All 24 pages of the March 1, 1978, edition of Taste were devoted to a Q&A format: Readers asked questions, and Taste answered. Mrs. Edward Brogan of Edina wrote, "Where do you go after theater, after concerts, after the symphony, for a late supper?"

Given today's not-huge late-night dining options, it wouldn't have been surprising if, 32 years ago, the most accurate response would have been, "Home."

But no, staff writer Ann Burckhardt rattled off eight post-curtain dinner and dessert suggestions. They included apple pie with Cheddar cheese ($1.20) at the Black Angus and baked Alaska for two ($2.50) at the Radisson Hotel's Flame Room. Crossroads Restaurant and Lounge in the IDS Center was known for its hot ham-and-cheese sandwich ($2.95), and the Lincoln Del was the place for cheese blintzes (two for $2.65).

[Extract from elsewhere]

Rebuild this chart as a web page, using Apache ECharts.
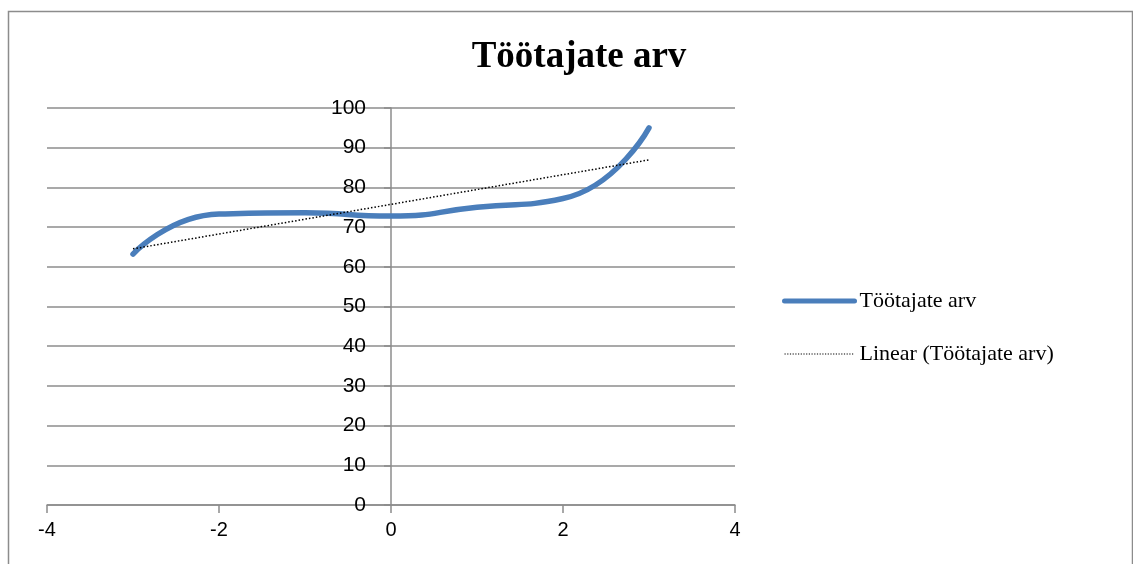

Onion soup ($2) and a pita stuffed with vegetables and cheese ($2.75) were the items to order at Dudley Riggs' Café Espresso, washed down with a then-exotic espresso (50 cents). The splurge dish? An open-faced sandwich topped with crab, water chestnuts and green pepper from the Little Prince. Cost: $5.95, which is roughly $20 in 2010 dollars.

But it was the Magic Pan Crêperie that seemed to capture Burckhardt's attention. "[The restaurant] offers so many toothsome-sounding desserts that manager Dick Atkinson is hard put to name the top three," she wrote. Her favorite: "Crêpes Beignet," a concoction of "hot, toasted, cinnamon-sugared crêpe strips to be dipped into brandied apricot sauce, raspberry sauce or chocolate sauce." A serving for two was $2.95.